#### Instructions for the task
Some lines in the listing below may include the string "chart". How many are there? Give only the number.

#### Dataset excerpt

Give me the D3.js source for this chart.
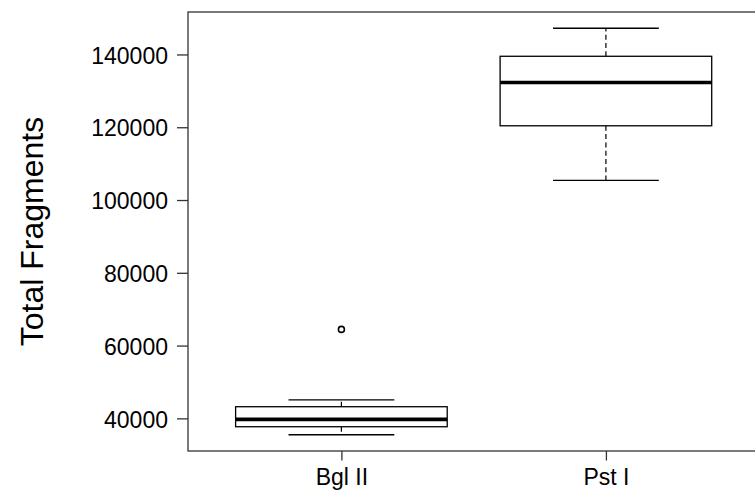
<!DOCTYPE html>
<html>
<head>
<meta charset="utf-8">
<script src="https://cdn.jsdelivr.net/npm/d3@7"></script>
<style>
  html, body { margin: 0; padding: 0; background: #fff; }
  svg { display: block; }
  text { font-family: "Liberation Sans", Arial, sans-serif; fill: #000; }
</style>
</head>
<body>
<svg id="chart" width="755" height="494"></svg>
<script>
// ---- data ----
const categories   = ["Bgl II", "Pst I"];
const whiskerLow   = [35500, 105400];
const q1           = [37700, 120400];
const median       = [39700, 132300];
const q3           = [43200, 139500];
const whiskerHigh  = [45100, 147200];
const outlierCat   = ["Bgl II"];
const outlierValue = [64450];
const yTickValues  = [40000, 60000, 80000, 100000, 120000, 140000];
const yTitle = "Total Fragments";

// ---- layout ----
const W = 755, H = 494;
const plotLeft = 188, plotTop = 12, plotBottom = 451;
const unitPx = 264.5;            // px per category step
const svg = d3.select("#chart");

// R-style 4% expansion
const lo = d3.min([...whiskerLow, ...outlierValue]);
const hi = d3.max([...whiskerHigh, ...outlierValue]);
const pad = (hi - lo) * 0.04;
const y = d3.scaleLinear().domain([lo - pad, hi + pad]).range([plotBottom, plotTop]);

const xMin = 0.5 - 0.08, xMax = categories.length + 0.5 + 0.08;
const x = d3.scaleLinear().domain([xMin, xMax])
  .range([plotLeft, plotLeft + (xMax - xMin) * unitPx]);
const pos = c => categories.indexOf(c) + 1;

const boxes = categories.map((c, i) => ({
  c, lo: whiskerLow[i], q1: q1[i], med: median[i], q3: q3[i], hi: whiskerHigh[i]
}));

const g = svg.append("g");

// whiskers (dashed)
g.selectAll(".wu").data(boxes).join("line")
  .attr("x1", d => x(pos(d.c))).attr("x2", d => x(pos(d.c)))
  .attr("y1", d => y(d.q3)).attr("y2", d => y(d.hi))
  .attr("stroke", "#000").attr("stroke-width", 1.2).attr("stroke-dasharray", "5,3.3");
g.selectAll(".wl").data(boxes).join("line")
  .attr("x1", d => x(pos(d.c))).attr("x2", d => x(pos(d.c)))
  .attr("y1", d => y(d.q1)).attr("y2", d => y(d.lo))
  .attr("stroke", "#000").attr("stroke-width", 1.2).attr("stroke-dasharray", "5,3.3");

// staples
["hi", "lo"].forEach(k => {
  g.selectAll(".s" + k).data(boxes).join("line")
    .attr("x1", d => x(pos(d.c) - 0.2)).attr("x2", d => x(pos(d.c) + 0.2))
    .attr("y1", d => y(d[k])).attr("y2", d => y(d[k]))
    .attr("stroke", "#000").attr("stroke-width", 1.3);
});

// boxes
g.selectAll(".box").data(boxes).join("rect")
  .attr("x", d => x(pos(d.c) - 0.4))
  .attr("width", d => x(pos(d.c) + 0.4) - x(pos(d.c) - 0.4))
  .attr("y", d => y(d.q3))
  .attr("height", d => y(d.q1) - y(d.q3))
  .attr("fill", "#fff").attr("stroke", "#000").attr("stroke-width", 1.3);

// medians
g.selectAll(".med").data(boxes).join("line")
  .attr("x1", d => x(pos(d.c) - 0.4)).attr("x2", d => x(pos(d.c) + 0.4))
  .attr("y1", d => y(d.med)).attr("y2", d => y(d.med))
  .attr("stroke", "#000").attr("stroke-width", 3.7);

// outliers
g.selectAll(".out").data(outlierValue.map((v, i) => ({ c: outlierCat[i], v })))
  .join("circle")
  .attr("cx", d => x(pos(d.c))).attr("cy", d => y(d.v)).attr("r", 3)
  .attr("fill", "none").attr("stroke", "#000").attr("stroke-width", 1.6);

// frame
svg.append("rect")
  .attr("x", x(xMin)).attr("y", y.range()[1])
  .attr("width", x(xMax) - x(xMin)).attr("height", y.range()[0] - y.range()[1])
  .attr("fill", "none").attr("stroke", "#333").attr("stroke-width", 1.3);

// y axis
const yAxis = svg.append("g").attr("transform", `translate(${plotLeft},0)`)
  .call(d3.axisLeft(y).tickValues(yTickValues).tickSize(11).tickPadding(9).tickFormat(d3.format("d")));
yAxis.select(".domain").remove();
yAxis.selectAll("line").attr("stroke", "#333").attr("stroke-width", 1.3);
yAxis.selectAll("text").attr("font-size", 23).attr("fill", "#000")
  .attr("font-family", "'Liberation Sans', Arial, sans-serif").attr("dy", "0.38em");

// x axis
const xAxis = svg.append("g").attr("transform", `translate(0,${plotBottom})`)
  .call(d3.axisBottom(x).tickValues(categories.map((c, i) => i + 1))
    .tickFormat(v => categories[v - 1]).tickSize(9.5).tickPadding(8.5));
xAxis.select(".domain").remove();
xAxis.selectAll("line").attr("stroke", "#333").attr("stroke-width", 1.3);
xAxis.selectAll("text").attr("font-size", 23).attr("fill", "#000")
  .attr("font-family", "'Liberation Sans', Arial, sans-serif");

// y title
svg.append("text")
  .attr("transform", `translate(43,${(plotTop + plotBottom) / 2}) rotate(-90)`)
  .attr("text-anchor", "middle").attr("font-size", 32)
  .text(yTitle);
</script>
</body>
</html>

#### Complete output
3